Records with drawing code
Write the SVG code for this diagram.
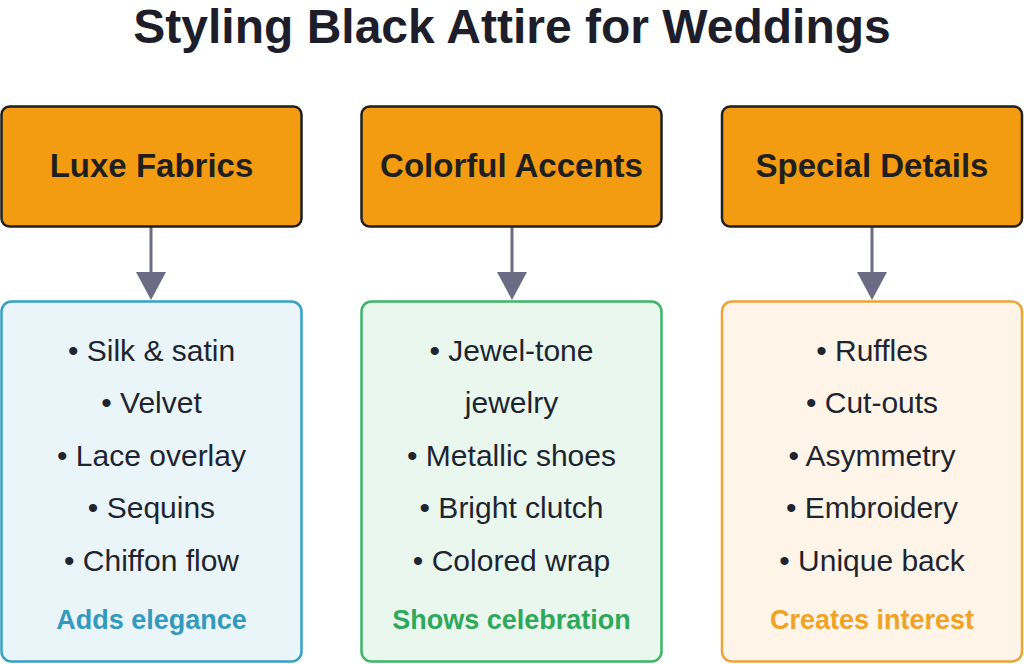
<svg xmlns="http://www.w3.org/2000/svg" width="1024" height="664" viewBox="0 0 1024 664">
<style>
.title{font-family:"Liberation Sans",Arial,sans-serif;font-weight:bold;font-size:48px;fill:#1e1e2a;text-anchor:middle}
.hdr rect{fill:#f39c12;stroke:#1f1f1f;stroke-width:2.5}
.hdr text{font-family:"Liberation Sans",Arial,sans-serif;font-weight:bold;font-size:33px;fill:#1f1f1f;text-anchor:middle}
.item{font-family:"Liberation Sans",Arial,sans-serif;font-size:30px;fill:#1e2530;text-anchor:middle}
.foot{font-family:"Liberation Sans",Arial,sans-serif;font-weight:bold;font-size:27px;text-anchor:middle}
.conn line{stroke:#6b6b85;stroke-width:3}
.conn path{fill:#6b6b85}
</style>
<rect width="1024" height="664" fill="#ffffff"/>
<text class="title" x="512" y="43">Styling Black Attire for Weddings</text>

<g id="connectors" class="conn">
  <line x1="151" y1="227" x2="151" y2="274"/>
  <path d="M136,272 L166,272 L151,300 Z"/>
  <line x1="512" y1="227" x2="512" y2="274"/>
  <path d="M497,272 L527,272 L512,300 Z"/>
  <line x1="872" y1="227" x2="872" y2="274"/>
  <path d="M857,272 L887,272 L872,300 Z"/>
</g>

<g id="header-luxe" class="hdr">
  <rect x="1.5" y="106.5" width="300" height="120" rx="8"/>
  <text x="151.5" y="177">Luxe Fabrics</text>
</g>
<g id="header-colorful" class="hdr">
  <rect x="361.5" y="106.5" width="300" height="120" rx="8"/>
  <text x="511.5" y="177">Colorful Accents</text>
</g>
<g id="header-special" class="hdr">
  <rect x="722" y="106.5" width="300" height="120" rx="8"/>
  <text x="872" y="177">Special Details</text>
</g>

<g id="box-luxe">
  <rect x="1.5" y="301.5" width="300" height="360" rx="10" fill="#eaf5f9" stroke="#35a1c6" stroke-width="2.5"/>
  <text class="item" x="151.5" y="361">• Silk &amp; satin</text>
  <text class="item" x="151.5" y="413">• Velvet</text>
  <text class="item" x="151.5" y="466">• Lace overlay</text>
  <text class="item" x="151.5" y="518">• Sequins</text>
  <text class="item" x="151.5" y="571">• Chiffon flow</text>
  <text class="foot" x="151.5" y="629" fill="#3399bd">Adds elegance</text>
</g>
<g id="box-colorful">
  <rect x="361.5" y="301.5" width="300" height="360" rx="10" fill="#e9f7ee" stroke="#3db56a" stroke-width="2.5"/>
  <text class="item" x="511.5" y="361">• Jewel-tone</text>
  <text class="item" x="511.5" y="413">jewelry</text>
  <text class="item" x="511.5" y="466">• Metallic shoes</text>
  <text class="item" x="511.5" y="518">• Bright clutch</text>
  <text class="item" x="511.5" y="571">• Colored wrap</text>
  <text class="foot" x="511.5" y="629" fill="#2ea85a">Shows celebration</text>
</g>
<g id="box-special">
  <rect x="722" y="301.5" width="300" height="360" rx="10" fill="#fef5e8" stroke="#eba43a" stroke-width="2.5"/>
  <text class="item" x="872" y="361">• Ruffles</text>
  <text class="item" x="872" y="413">• Cut-outs</text>
  <text class="item" x="872" y="466">• Asymmetry</text>
  <text class="item" x="872" y="518">• Embroidery</text>
  <text class="item" x="872" y="571">• Unique back</text>
  <text class="foot" x="872" y="629" fill="#f0a226">Creates interest</text>
</g>
</svg>
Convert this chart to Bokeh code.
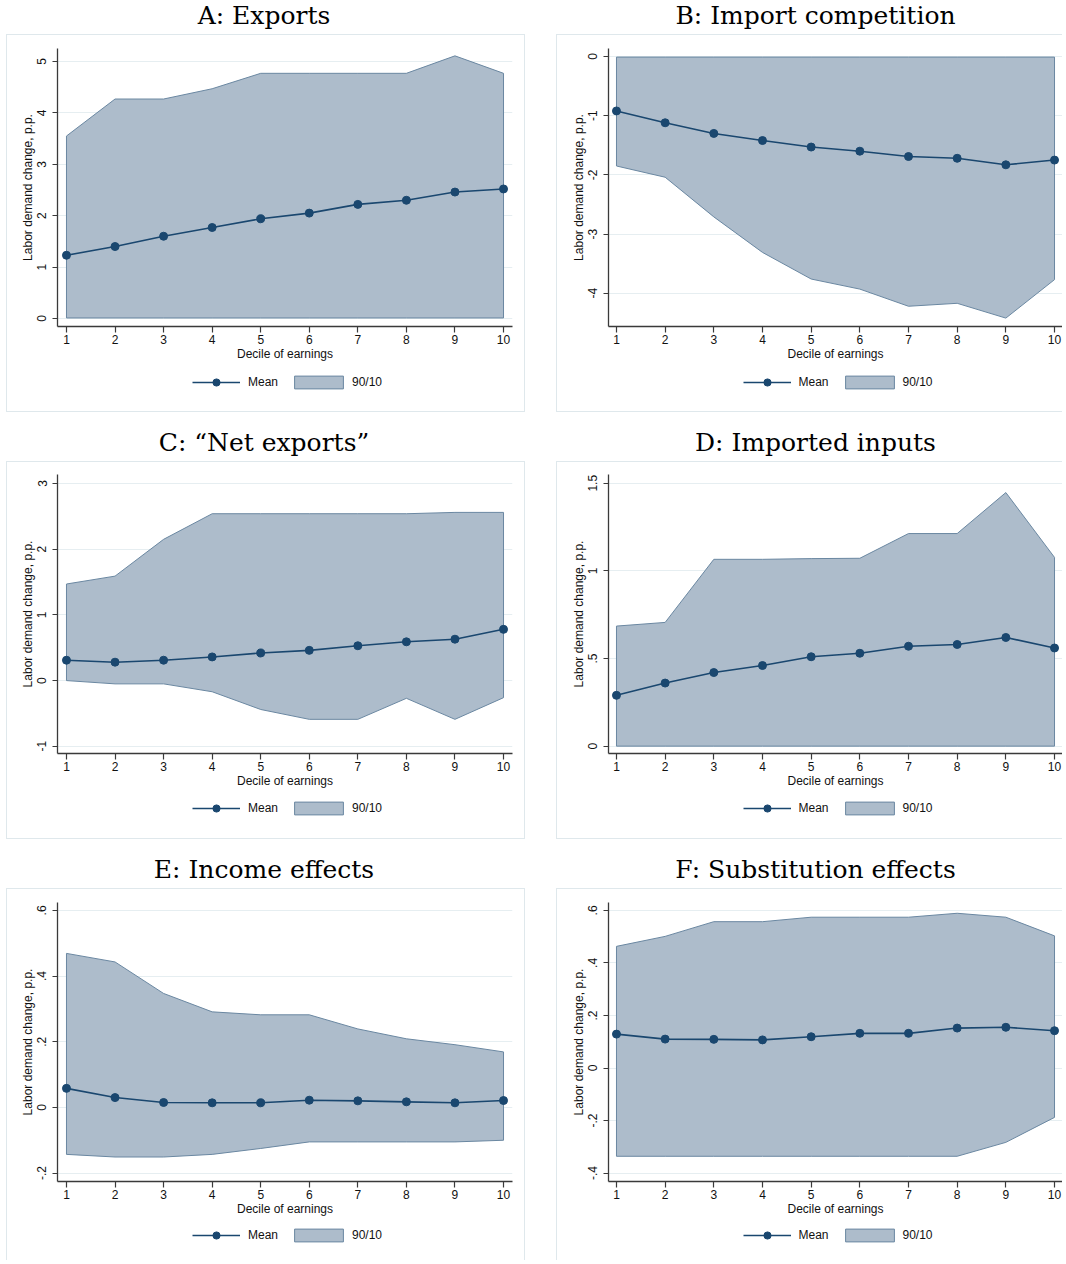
from bokeh.plotting import figure
from bokeh.layouts import column, row
from bokeh.models import (Range1d, FixedTicker, CustomJSTickFormatter, Legend,
                          LegendItem, Label, Spacer)
from bokeh.embed import file_html
from bokeh.resources import INLINE

# ---------------- data ----------------
deciles = [1, 2, 3, 4, 5, 6, 7, 8, 9, 10]

exports_mean = [1.23, 1.40, 1.60, 1.77, 1.94, 2.05, 2.22, 2.30, 2.46, 2.52]
exports_p90 = [3.55, 4.27, 4.27, 4.47, 4.77, 4.77, 4.77, 4.77, 5.11, 4.77]
exports_p10 = [0.01, 0.01, 0.01, 0.01, 0.01, 0.01, 0.01, 0.01, 0.01, 0.01]

imports_mean = [-0.92, -1.12, -1.30, -1.42, -1.53, -1.60, -1.69, -1.72, -1.83, -1.75]
imports_p90 = [-0.01, -0.01, -0.01, -0.01, -0.01, -0.01, -0.01, -0.01, -0.01, -0.01]
imports_p10 = [-1.85, -2.04, -2.71, -3.31, -3.76, -3.93, -4.22, -4.17, -4.42, -3.77]

net_mean = [0.31, 0.28, 0.31, 0.36, 0.42, 0.46, 0.53, 0.59, 0.63, 0.78]
net_p90 = [1.47, 1.59, 2.15, 2.54, 2.54, 2.54, 2.54, 2.54, 2.56, 2.56]
net_p10 = [0.0, -0.05, -0.05, -0.17, -0.44, -0.59, -0.59, -0.27, -0.59, -0.26]

inputs_mean = [0.29, 0.36, 0.42, 0.46, 0.51, 0.53, 0.57, 0.58, 0.62, 0.56]
inputs_p90 = [0.685, 0.706, 1.066, 1.066, 1.07, 1.072, 1.213, 1.213, 1.447, 1.077]
inputs_p10 = [0.0, 0.0, 0.0, 0.0, 0.0, 0.0, 0.0, 0.0, 0.0, 0.0]

income_mean = [0.058, 0.030, 0.015, 0.014, 0.014, 0.022, 0.020, 0.017, 0.014, 0.021]
income_p90 = [0.469, 0.443, 0.347, 0.291, 0.282, 0.282, 0.239, 0.209, 0.191, 0.169]
income_p10 = [-0.143, -0.151, -0.151, -0.143, -0.125, -0.105, -0.105, -0.105, -0.105, -0.100]

subst_mean = [0.129, 0.110, 0.109, 0.107, 0.119, 0.132, 0.132, 0.152, 0.155, 0.142]
subst_p90 = [0.463, 0.501, 0.557, 0.557, 0.574, 0.574, 0.574, 0.589, 0.574, 0.503]
subst_p10 = [-0.336, -0.336, -0.336, -0.336, -0.336, -0.336, -0.336, -0.336, -0.283, -0.188]

titles = ["A: Exports", "B: Import competition", "C: \u201cNet exports\u201d",
          "D: Imported inputs", "E: Income effects", "F: Substitution effects"]

ticks_a = [0, 1, 2, 3, 4, 5]
labels_a = ["0", "1", "2", "3", "4", "5"]
ticks_b = [-4, -3, -2, -1, 0]
labels_b = ["-4", "-3", "-2", "-1", "0"]
ticks_c = [-1, 0, 1, 2, 3]
labels_c = ["-1", "0", "1", "2", "3"]
ticks_d = [0, 0.5, 1, 1.5]
labels_d = ["0", ".5", "1", "1.5"]
ticks_e = [-0.2, 0, 0.2, 0.4, 0.6]
labels_e = ["-.2", "0", ".2", ".4", ".6"]
ticks_f = [-0.4, -0.2, 0, 0.2, 0.4, 0.6]
labels_f = ["-.4", "-.2", "0", ".2", ".4", ".6"]

x_label = "Decile of earnings"
y_label = "Labor demand change, p.p."
legend_labels = ["Mean", "90/10"]

# ---------------- style / geometry ----------------
NAVY = "#1a476f"
FILL = "#adbccb"
EDGE = "#6a87a1"
GRID = "#e6eef1"
BOX = "#dfe8ec"
AXIS = "#3a3a3a"
TXT = "#111111"
SANS = "Liberation Sans"
SERIF = "DejaVu Serif"
NAN = float("nan")

TITLE_H = [34, 49, 49]
TITLE_Y = [18.7, 19, 19.3]
MAIN_TOP = [13, 12, 13]
FRAME_H = [278, 279, 279]
MAIN_H = 335
LEG_H = [41, 41, 36]
LEG_TOP = [12, 11, 11]

COL_W = [517, 505]
COL_LEFT = [50, 51]
COL_FW = [455, 454]
COL_XR = [(0.815, 10.185), (0.836, 10.164)]
TITLE_X = [257.5, 259]


def bare(width, height):
    f = figure(width=width, height=height, x_range=Range1d(0, 1), y_range=Range1d(0, 1),
               x_axis_type=None, y_axis_type=None, output_backend="svg",
               toolbar_location=None, min_border_left=0, min_border_right=0,
               min_border_top=0, min_border_bottom=0)
    f.outline_line_color = None
    f.background_fill_color = "white"
    f.border_fill_color = "white"
    return f


def panel(title, mean, p90, p10, yticks, ylabels, yrange, col, r):
    W = COL_W[col]
    left = COL_LEFT[col]
    fw = COL_FW[col]
    right = W - left - fw
    top = MAIN_TOP[r]
    fh = FRAME_H[r]
    bottom = MAIN_H - top - fh

    # ---- title strip ----
    tw = W + (2 if col == 0 else 1)
    tf = bare(tw, TITLE_H[r])
    tf.add_layout(Label(x=TITLE_X[col], y=TITLE_Y[r], x_units="screen", y_units="screen",
                        text=title, text_align="center", text_baseline="alphabetic",
                        text_font=SERIF, text_font_size="25px", text_color="#000000"))

    # ---- main plot ----
    p = figure(width=W, height=MAIN_H, x_range=Range1d(*COL_XR[col]),
               y_range=Range1d(*yrange), output_backend="svg",
               toolbar_location=None, min_border_left=left,
               min_border_right=right, min_border_top=top,
               min_border_bottom=bottom)
    p.outline_line_color = None
    p.background_fill_color = "white"
    p.border_fill_color = "white"

    xs = list(deciles) + list(deciles)[::-1]
    ys = list(p90) + list(p10)[::-1]
    p.patch(xs, ys, fill_color=FILL, line_color=EDGE, line_width=1)
    p.line(deciles, mean, line_color=NAVY, line_width=1.6)
    p.scatter(deciles, mean, size=8, fill_color=NAVY, line_color=NAVY)

    p.xaxis.ticker = FixedTicker(ticks=deciles)
    p.yaxis.ticker = FixedTicker(ticks=yticks)
    p.yaxis.formatter = CustomJSTickFormatter(
        args=dict(vals=yticks, labs=ylabels),
        code="for (let i = 0; i < vals.length; i++) { if (Math.abs(vals[i] - tick) < 1e-9) return labs[i]; } return '';")
    for ax in (p.xaxis[0], p.yaxis[0]):
        ax.axis_line_color = AXIS
        ax.axis_line_width = 1.3
        ax.major_tick_line_color = AXIS
        ax.major_tick_line_width = 1.2
        ax.major_tick_in = 0
        ax.minor_tick_line_color = None
        ax.major_label_text_font = SANS
        ax.major_label_text_font_size = "12px"
        ax.major_label_text_color = TXT
        ax.axis_label_text_font = SANS
        ax.axis_label_text_font_size = "12px"
        ax.axis_label_text_font_style = "normal"
        ax.axis_label_text_color = TXT
    p.xaxis.major_tick_out = 6
    p.yaxis.major_tick_out = 5
    p.xaxis.major_label_standoff = 2
    p.yaxis.major_label_standoff = 6
    p.xaxis.axis_label = x_label
    p.yaxis.axis_label = y_label
    p.xaxis.axis_label_standoff = 0
    p.yaxis.axis_label_standoff = 0
    p.yaxis.major_label_orientation = "vertical"
    p.xgrid.grid_line_color = None
    p.ygrid.grid_line_color = GRID
    p.ygrid.grid_line_width = 1.2

    # ---- legend strip (proxy glyphs carry no visible data) ----
    lf = figure(width=W, height=LEG_H[r], x_range=Range1d(0, 1), y_range=Range1d(0, 1),
                x_axis_type=None, y_axis_type=None, output_backend="svg",
                toolbar_location=None, min_border_left=left, min_border_right=right,
                min_border_top=0, min_border_bottom=LEG_H[r] - 2 * LEG_TOP[r])
    lf.outline_line_color = None
    lf.background_fill_color = "white"
    lf.border_fill_color = "white"
    k_band = lf.patch([NAN, NAN, NAN], [NAN, NAN, NAN], fill_color=FILL,
                      line_color=EDGE, line_width=1)
    k_line = lf.line([NAN], [NAN], line_color=NAVY, line_width=1.6)
    k_pts = lf.scatter([NAN], [NAN], size=8, fill_color=NAVY, line_color=NAVY)
    common = dict(orientation="horizontal", padding=0, margin=0,
                  border_line_color=None, background_fill_alpha=0,
                  label_text_font=SANS, label_text_font_size="12px",
                  label_text_color=TXT)
    leg1 = Legend(items=[LegendItem(label=legend_labels[0], renderers=[k_line, k_pts])],
                  location=(fw / 2 - 92.5, LEG_TOP[r] - 9),
                  glyph_width=48, glyph_height=18, label_height=18,
                  label_standoff=8, **common)
    leg2 = Legend(items=[LegendItem(label=legend_labels[1], renderers=[k_band])],
                  location=(fw / 2 + 3.5, LEG_TOP[r] - 8),
                  glyph_width=61, glyph_height=16, label_height=16,
                  label_standoff=3, **common)
    lf.add_layout(leg1)
    lf.add_layout(leg2)

    border = "1px solid " + BOX
    st = {"border-left": border, "border-top": border}
    if col == 0:
        st["border-right"] = border
    if r < 2:
        st["border-bottom"] = border
    body = column(p, lf, styles=st)
    return column(tf, body)


pa = panel(titles[0], exports_mean, exports_p90, exports_p10, ticks_a, labels_a, (-0.156, 5.253), 0, 0)
pb = panel(titles[1], imports_mean, imports_p90, imports_p10, ticks_b, labels_b, (-4.562, 0.135), 1, 0)
pc = panel(titles[2], net_mean, net_p90, net_p10, ticks_c, labels_c, (-1.11, 3.137), 0, 1)
pd = panel(titles[3], inputs_mean, inputs_p90, inputs_p10, ticks_d, labels_d, (-0.042, 1.55), 1, 1)
pe = panel(titles[4], income_mean, income_p90, income_p10, ticks_e, labels_e, (-0.2256, 0.624), 0, 2)
pf = panel(titles[5], subst_mean, subst_p90, subst_p10, ticks_f, labels_f, (-0.432, 0.630), 1, 2)

rows = [row(Spacer(width=6), a, Spacer(width=31), b) for a, b in ((pa, pb), (pc, pd), (pe, pf))]
layout = column(*rows)
open("out.html", "w").write(file_html(layout, INLINE))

• Challenge
Write down every line from the opening of the listing to the line with "Attire for Weddings</text>", both included, and nothing else; the pictures are omitted.

• Answer to the task
Write the SVG code for this diagram.
<svg xmlns="http://www.w3.org/2000/svg" width="1024" height="664" viewBox="0 0 1024 664">
<style>
.title{font-family:"Liberation Sans",Arial,sans-serif;font-weight:bold;font-size:48px;fill:#1e1e2a;text-anchor:middle}
.hdr rect{fill:#f39c12;stroke:#1f1f1f;stroke-width:2.5}
.hdr text{font-family:"Liberation Sans",Arial,sans-serif;font-weight:bold;font-size:33px;fill:#1f1f1f;text-anchor:middle}
.item{font-family:"Liberation Sans",Arial,sans-serif;font-size:30px;fill:#1e2530;text-anchor:middle}
.foot{font-family:"Liberation Sans",Arial,sans-serif;font-weight:bold;font-size:27px;text-anchor:middle}
.conn line{stroke:#6b6b85;stroke-width:3}
.conn path{fill:#6b6b85}
</style>
<rect width="1024" height="664" fill="#ffffff"/>
<text class="title" x="512" y="43">Styling Black Attire for Weddings</text>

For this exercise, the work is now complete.